8. These Guidelines contain general advice and cannot cover every circumstance that may arise. It is not intended to be a complete guide. Each case will be dealt with on its own merits, and the right to vary or depart from these Guidelines at any time without notice is expressly reserved.
1. When a company that was registered under the Companies Acts is dissolved, all its property and rights in England and Wales (but not its liabilities) pass to the Crown as bona vacantia (meaning 'ownerless property' ) because of Section 654 of the Companies Act 1985 or Section 1012 of the Companies Act 2006, depending on when the company was dissolved.
2. If the company's last registered office was in England or Wales (other than in the Duchies of Cornwall or Lancaster) we are nominated by the Crown to deal with its property and rights.
What we can do for you
3. All copyright that is owned by the Crown is 'Crown copyright' for the purposes of the Copyright, Design and Patents Act 1988, and the Queen has appointed by Letters Patent the Controller of Her Majesty's Stationery Office as her nominee for dealing with Crown copyright.
4. The Treasury Solicitor acts on behalf of the Controller, and before any disposal of the copyright can be considered, the advice of the Controller will have to be obtained on both the price and the most appropriate method of sale. Normally, they will be disclaimed or sold, and the proceeds of sale transferred to the Exchequer to be dealt with in the same way as money raised by general taxation.
What we cannot do for you
5. We cannot transfer copyright with any title guarantee. This means that when we sell copyright we do not give any guarantee or assurance that we have the legal right to sell it.
How it works
6. Before we deal with a copyright, we must be sure that the company was the owner at the time it was dissolved, and that the copyright was not held on trust by the company for the benefit of any other person.
7. The purchaser will be responsible for providing evidence to the Treasury Solicitor that the dissolved company was the owner of the copyright. This will usually consist of a Deed of Assignment from the original author to the company. Any assignment of the copyright will be on the basis of the information and evidence provided by the purchaser. We will not conduct any further investigations into the ownership of the copyright, and no title guarantee will be given.
8. If we offer to sell the copyright to you, it will be subject to a minimum price of £1,000 plus VAT, and on such terms and conditions as we prescribe in our standard form of Deed of Assignment, and upon the basis that the matter shall remain strictly subject to contract until completion.
What to do next
9. Please note that at this time there is no certainty that we will offer to sell the copyright to you. If you wish to purchase the copyright, please return the requested information at the end of these guidelines.
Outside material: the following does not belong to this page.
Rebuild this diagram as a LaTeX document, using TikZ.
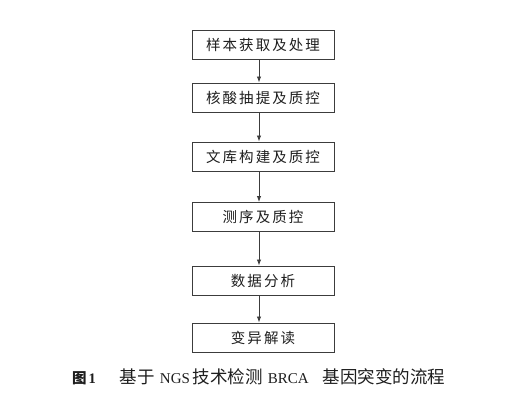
\documentclass[tikz,border=0pt]{standalone}
\usepackage{fontspec}
\setmainfont{Liberation Serif}
\newfontfamily\cjk{Noto Sans CJK SC}
\newfontfamily\cjkbox{Noto Sans CJK SC}[LetterSpace=14]
\usetikzlibrary{arrows.meta}
\definecolor{boxline}{RGB}{60,60,60}
\definecolor{txt}{RGB}{30,30,30}
\newcommand\latinpart[1]{{\rmfamily\fontsize{15}{17}\selectfont #1}}
\begin{document}
\begin{tikzpicture}[x=1pt,y=-1pt,
  stepbox/.style={draw=boxline,line width=1pt,minimum width=142pt,minimum height=29pt,inner sep=0pt,
    font=\cjkbox\fontsize{14.5}{16}\selectfont,text=txt},
  flow/.style={draw=boxline,line width=0.9pt,-{Latex[length=6pt,width=4.5pt]}}]
\useasboundingbox (0,0) rectangle (522,408);
\fill[white] (0,0) rectangle (522,408);
\node[stepbox] (b1) at (263,45) {样本获取及处理};
\node[stepbox] (b2) at (263,97.5) {核酸抽提及质控};
\node[stepbox] (b3) at (263,156.5) {文库构建及质控};
\node[stepbox] (b4) at (263,217) {测序及质控};
\node[stepbox] (b5) at (263,280.5) {数据分析};
\node[stepbox] (b6) at (263,337.5) {变异解读};
\foreach \a/\b in {b1/b2,b2/b3,b3/b4,b4/b5,b5/b6}{
  \draw[flow] ([xshift=-4pt]\a.south) -- ([xshift=-4pt]\b.north);
}
\node[anchor=west,inner sep=0pt,text=txt,font=\cjk\fontsize{17.5}{19}\selectfont] (cap) at (72,377)
  {{\fontsize{14.5}{16}\selectfont\bfseries 图\hspace{2pt}\rmfamily 1}\hspace{24pt}基于\hspace{5pt}\latinpart{NGS}\hspace{3pt}技术检测\hspace{5pt}\latinpart{BRCA}\hspace{14pt}基因突变的流程};
\end{tikzpicture}
\end{document}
10. In accordance with good practice, and with the aim of preventing money laundering, the Treasury Solicitor operates in accordance with the principles laid down in Part VII of the Proceeds of Crime Act 2002 and the obligation on public authorities including the Treasury Solicitor set out in Regulation 49 of the Money Laundering Regulations 2007.
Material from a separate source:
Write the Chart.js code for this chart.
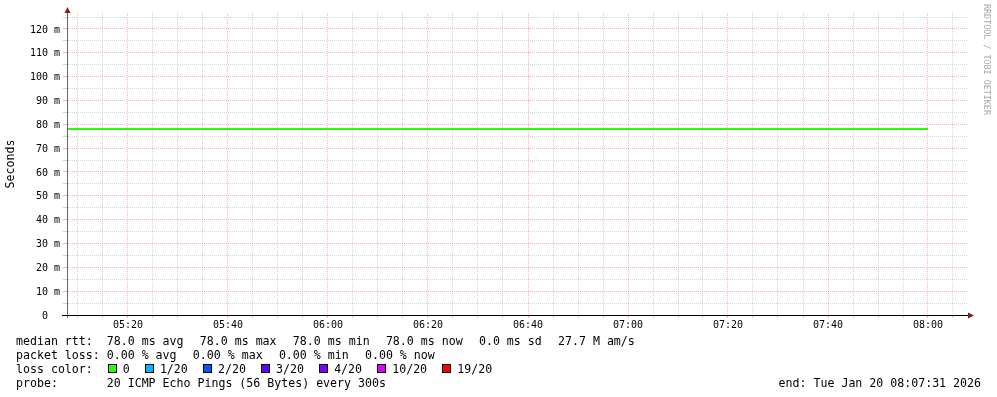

11. For that reason, the Treasury Solicitor makes such enquiries as are deemed necessary to comply with the Act and the Regulations, including obtaining evidence of identity from those with whom we do business and retaining such evidence in accordance with our record-keeping procedure.
12. You may want to take professional advice on the important information in this document. It is not our role to give you advice - we provide information as guidance only. We accept no liability for its accuracy and we reserve the right to change or depart from the guidance at any stage. If you wish to pursue the matter you may wish to instruct your own solicitors, and show them a copy of these Guidelines. They will then be able to give you further assistance.
13. This guidance is not a binding offer or any professional undertaking to sell the copyright. We reserve the right to disclaim the Crown's claim to the copyright without notice at any time under Section 1013 of the Companies Act 2006 (or the corresponding provisions of previous legislation, depending on when we received notice of the vesting of the property as bona vacantia). If the copyright is disclaimed, we will send a copy of the formal Notice of Disclaimer to all interested parties of whom we are aware.
14. If we do offer to sell the copyright, completion of the sale must take place within the time period that we prescribe. It is our practice to require that completion of the sale take place before the disclaimer period expires, and to disclaim copyright if completion will not be possible before the end of the disclaimer period.
15. Any assignment of the copyright will be upon the basis of the evidence that you have provided that the company was the owner of the copyright at the date of dissolution. We will not conduct any further investigations into the ownership of the copyright, and no title guarantee will be given.
16. We give no express or implied representation or warranties regarding the copyright or the assignment, and you will have to deal with any subsequent disputes that may arise regarding the assignment or the use of the copyright.
17. You can find copies of all the documents referred to in these Guidelines and more information about bona vacantia on this website.
The purpose of these guidelines is to set out our approach to the property and rights that pass to the Crown as bona vacantia. This document is not an Act of Parliament and it should not be read or interpreted like one. It is intended to provide general guidance only, and it is not a statement of policy.
We will consider each matter on its facts and decide each case on its merits. Our decisions will be based on all the information available to us and we will tell applicants about our decisions as soon as possible. When dealing with any property and rights that pass to the Crown, we act fairly and impartially but in such a way as to not prejudice the interests of the Crown. We aim to be fair in all our dealings and not to take an unfair advantage or to favour one party over another.
Please ensure you provide the following information
1. A copy of the Deed of Assignment of the copyright to the dissolved company, or any other evidence that you have to prove that the company was the owner of the copyright.
2. Confirm why you are interested in acquiring the copyright from the Crown, and what are your future intentions regarding it.
3. Details of any past or current disputes or other matters relating to the copyright or its use.
4. The full name and address of any person who is now using the copyright, or purporting to be the owner of the copyright.
5. The name, address and reference of the solicitors who will be dealing with the legal formalities on your behalf.
This information is available in large print, audio tape and braille formats.